>> begin RECORD LIST

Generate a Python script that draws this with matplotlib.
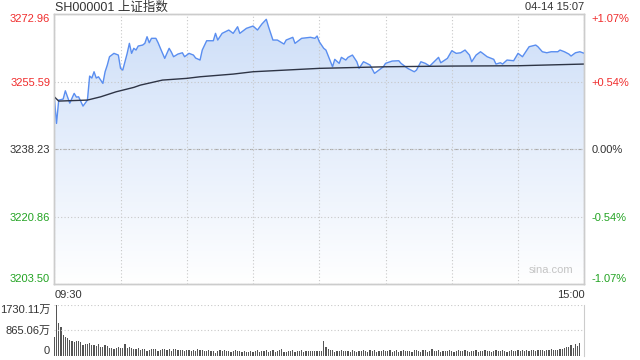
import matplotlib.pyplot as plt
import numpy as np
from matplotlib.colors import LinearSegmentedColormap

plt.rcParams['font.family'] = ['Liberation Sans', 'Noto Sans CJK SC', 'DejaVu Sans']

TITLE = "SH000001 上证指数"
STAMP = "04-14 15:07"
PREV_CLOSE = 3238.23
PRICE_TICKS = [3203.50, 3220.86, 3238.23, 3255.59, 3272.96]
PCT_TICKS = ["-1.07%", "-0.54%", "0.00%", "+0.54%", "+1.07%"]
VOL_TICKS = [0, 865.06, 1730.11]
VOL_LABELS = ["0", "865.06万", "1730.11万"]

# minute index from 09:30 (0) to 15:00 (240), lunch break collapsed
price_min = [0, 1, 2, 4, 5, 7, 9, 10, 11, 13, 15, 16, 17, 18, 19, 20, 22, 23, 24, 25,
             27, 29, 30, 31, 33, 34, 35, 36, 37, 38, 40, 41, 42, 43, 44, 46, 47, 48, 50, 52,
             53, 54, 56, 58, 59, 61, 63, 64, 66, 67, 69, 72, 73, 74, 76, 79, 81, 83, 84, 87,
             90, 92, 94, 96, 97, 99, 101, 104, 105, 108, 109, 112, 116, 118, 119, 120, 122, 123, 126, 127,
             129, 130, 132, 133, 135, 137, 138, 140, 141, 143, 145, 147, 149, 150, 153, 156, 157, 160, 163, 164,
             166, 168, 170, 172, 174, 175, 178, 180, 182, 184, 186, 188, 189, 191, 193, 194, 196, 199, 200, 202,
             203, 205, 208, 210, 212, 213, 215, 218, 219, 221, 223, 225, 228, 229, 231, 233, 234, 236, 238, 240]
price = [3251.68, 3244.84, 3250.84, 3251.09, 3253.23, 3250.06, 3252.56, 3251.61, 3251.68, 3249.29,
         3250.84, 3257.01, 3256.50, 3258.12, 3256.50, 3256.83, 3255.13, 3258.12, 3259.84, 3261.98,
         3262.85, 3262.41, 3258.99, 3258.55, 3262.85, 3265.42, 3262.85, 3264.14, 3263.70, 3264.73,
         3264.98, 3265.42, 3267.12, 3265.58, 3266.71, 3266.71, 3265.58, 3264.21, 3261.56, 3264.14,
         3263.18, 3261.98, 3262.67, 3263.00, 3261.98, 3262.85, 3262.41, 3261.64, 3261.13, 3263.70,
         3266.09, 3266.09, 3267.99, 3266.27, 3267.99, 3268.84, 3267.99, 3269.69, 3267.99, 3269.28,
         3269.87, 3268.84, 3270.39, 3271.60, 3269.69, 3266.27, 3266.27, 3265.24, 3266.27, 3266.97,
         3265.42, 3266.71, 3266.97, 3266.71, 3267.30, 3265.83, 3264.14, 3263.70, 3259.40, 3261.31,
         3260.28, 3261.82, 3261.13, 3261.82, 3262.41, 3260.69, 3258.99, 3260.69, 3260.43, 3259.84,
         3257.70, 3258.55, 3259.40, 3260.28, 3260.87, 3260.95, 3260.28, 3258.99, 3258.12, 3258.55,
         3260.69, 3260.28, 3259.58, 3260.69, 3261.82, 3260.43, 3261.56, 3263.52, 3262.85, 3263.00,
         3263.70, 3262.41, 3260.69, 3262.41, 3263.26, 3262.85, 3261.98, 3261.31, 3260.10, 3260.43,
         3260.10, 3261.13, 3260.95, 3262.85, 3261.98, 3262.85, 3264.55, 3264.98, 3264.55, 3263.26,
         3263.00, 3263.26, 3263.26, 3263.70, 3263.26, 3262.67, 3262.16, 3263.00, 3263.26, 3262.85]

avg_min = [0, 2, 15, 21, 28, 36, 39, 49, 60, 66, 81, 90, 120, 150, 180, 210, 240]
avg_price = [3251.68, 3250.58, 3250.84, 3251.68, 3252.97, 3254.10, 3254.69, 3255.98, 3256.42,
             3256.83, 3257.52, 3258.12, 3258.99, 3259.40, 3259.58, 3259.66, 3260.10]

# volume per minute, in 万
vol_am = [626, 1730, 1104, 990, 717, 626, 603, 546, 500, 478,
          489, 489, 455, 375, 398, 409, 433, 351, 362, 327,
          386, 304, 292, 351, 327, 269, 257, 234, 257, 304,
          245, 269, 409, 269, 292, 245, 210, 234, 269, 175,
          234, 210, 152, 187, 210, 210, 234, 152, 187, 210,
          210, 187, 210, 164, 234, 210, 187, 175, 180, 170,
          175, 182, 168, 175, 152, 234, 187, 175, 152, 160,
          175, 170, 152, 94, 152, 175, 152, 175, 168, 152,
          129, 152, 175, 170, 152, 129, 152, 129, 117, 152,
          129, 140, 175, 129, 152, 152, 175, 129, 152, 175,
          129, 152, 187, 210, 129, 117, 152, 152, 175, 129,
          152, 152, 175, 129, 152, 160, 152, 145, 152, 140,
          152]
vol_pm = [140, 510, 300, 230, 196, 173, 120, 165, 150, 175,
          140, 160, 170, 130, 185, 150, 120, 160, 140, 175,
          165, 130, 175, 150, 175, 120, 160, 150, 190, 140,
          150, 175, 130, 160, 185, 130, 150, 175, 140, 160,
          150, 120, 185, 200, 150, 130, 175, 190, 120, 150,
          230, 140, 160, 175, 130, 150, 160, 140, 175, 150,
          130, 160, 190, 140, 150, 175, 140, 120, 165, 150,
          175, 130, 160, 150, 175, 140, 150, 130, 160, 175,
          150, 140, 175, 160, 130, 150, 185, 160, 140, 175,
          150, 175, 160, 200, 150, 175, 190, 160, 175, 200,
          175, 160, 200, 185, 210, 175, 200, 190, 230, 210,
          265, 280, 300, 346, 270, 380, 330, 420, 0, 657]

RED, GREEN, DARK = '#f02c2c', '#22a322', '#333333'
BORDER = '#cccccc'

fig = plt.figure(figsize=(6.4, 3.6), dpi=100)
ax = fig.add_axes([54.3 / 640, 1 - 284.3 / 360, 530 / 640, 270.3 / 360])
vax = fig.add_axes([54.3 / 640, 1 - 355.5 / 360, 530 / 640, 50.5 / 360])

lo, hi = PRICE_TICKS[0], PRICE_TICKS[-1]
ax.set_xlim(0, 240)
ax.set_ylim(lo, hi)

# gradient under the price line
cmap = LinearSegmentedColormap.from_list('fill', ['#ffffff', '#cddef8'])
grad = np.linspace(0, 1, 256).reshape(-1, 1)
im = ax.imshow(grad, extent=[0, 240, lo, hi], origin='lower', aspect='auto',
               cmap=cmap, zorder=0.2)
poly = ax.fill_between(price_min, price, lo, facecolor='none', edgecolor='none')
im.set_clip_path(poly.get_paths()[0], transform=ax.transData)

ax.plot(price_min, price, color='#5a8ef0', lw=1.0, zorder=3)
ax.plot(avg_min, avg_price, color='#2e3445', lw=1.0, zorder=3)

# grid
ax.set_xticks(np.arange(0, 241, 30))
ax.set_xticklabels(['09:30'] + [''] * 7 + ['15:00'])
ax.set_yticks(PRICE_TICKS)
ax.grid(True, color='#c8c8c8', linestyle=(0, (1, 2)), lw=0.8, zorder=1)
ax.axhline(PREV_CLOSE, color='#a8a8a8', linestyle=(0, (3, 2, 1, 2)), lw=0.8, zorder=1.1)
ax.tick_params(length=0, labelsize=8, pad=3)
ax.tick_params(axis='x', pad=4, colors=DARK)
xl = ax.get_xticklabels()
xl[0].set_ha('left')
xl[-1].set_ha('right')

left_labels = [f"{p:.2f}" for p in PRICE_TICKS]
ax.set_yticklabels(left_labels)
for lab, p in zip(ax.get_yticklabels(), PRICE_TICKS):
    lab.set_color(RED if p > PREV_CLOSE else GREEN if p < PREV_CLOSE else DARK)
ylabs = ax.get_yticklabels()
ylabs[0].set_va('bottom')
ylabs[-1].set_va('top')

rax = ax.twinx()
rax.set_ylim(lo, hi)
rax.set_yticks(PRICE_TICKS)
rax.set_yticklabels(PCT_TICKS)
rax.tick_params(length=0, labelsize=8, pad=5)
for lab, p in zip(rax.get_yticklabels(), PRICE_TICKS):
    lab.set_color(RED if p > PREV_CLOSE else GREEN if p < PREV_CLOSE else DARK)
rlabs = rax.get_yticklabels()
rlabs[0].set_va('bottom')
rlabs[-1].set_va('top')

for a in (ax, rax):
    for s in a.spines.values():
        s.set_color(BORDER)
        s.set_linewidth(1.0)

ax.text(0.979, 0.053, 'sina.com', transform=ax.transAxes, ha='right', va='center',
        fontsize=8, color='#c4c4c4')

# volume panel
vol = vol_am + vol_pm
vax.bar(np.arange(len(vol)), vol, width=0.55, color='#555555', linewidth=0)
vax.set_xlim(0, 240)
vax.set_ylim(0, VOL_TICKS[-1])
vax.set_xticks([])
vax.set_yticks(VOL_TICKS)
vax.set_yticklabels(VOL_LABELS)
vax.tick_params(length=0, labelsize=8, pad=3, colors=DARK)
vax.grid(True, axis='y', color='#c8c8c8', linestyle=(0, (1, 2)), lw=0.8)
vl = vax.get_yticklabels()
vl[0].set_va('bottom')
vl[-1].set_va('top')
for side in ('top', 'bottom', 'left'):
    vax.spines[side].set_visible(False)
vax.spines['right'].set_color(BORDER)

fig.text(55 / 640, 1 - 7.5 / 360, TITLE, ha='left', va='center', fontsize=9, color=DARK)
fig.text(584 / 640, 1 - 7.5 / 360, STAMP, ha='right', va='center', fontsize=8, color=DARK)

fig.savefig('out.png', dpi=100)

>> end RECORD LIST
>> begin RECORD LIST

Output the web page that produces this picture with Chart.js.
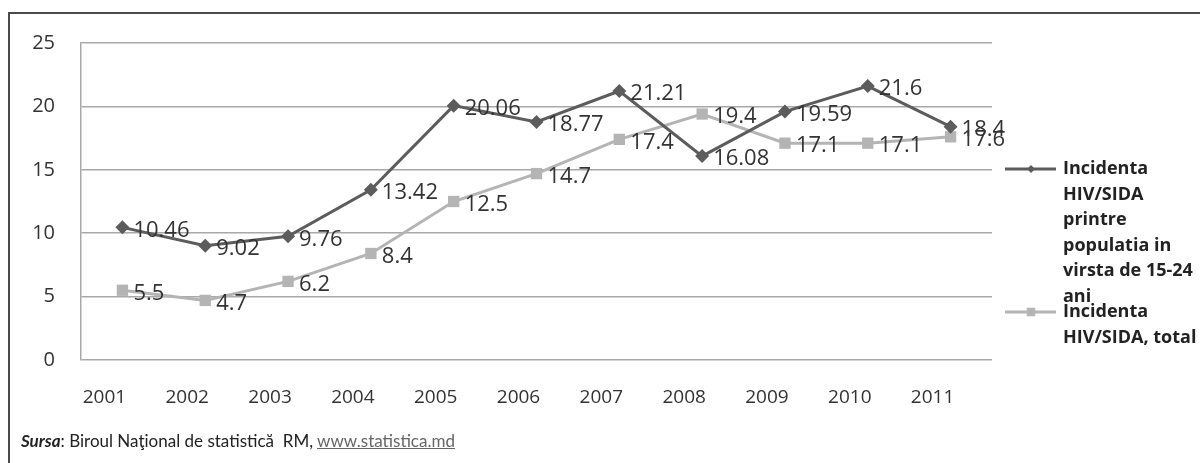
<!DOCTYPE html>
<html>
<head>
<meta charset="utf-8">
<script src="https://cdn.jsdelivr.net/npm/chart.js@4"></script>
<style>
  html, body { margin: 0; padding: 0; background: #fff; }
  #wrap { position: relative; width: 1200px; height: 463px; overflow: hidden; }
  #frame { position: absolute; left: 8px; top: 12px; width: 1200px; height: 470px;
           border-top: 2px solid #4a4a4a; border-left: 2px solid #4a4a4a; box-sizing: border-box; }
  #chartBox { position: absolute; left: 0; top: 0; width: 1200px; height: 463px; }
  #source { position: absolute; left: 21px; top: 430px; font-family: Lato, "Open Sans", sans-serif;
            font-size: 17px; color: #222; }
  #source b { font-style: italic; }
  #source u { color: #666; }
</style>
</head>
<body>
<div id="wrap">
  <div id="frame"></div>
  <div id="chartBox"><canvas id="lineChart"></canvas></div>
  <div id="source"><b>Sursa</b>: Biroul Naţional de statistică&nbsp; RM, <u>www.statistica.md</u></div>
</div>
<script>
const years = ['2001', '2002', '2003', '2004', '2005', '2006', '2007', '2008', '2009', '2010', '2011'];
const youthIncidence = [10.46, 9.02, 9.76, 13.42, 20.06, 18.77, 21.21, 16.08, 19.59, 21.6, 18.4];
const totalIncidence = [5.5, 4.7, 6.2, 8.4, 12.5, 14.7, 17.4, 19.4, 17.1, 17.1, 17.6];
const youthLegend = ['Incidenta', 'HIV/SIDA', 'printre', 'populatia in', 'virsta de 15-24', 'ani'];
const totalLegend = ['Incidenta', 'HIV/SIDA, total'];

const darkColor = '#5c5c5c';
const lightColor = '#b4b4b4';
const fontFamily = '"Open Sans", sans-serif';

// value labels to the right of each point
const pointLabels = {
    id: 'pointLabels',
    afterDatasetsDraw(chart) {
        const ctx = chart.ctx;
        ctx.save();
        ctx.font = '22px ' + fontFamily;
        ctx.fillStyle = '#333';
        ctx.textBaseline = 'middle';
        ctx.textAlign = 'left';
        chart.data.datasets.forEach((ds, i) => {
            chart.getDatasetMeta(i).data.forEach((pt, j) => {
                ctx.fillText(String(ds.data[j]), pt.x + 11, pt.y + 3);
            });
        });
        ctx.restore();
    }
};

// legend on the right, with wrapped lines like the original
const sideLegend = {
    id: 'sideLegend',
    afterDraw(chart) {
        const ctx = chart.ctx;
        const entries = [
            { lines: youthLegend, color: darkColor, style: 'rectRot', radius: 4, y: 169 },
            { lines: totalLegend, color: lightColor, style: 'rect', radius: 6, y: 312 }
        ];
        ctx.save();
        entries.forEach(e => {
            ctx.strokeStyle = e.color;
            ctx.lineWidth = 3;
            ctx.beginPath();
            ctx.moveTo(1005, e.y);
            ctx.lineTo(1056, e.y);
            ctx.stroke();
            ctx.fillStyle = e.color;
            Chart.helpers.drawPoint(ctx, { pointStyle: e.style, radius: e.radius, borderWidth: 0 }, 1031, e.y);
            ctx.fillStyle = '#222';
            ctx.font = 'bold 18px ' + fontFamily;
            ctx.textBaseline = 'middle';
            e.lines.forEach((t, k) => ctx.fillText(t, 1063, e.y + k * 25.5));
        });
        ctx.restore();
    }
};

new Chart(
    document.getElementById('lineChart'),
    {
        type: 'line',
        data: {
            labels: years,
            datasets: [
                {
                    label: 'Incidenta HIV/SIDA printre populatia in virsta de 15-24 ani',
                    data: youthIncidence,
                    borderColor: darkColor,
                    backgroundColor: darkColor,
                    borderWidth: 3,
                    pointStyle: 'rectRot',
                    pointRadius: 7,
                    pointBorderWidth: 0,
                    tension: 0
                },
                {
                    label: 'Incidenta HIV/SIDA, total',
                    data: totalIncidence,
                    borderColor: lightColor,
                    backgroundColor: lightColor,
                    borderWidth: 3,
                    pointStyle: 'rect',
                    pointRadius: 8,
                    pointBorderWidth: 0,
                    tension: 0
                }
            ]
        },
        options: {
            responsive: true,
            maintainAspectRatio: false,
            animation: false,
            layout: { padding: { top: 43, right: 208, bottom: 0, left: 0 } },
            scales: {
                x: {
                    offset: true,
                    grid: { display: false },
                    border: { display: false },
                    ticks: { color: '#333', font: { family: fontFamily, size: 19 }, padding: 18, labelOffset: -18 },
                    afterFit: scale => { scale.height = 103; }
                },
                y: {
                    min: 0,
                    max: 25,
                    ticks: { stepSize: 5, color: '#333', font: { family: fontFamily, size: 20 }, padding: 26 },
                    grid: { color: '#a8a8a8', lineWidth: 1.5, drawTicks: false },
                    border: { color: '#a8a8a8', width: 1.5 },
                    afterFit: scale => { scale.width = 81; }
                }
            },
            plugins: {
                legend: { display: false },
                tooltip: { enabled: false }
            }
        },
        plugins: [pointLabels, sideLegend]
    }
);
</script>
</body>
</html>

>> end RECORD LIST

TASK REQUIREMENTS:
Search the listing for the word "with" and return each line that holds it.

RESULT FOR THIS TASK:
Generate a Python script that draws this with matplotlib.
Output the web page that produces this picture with Chart.js.
// legend on the right, with wrapped lines like the original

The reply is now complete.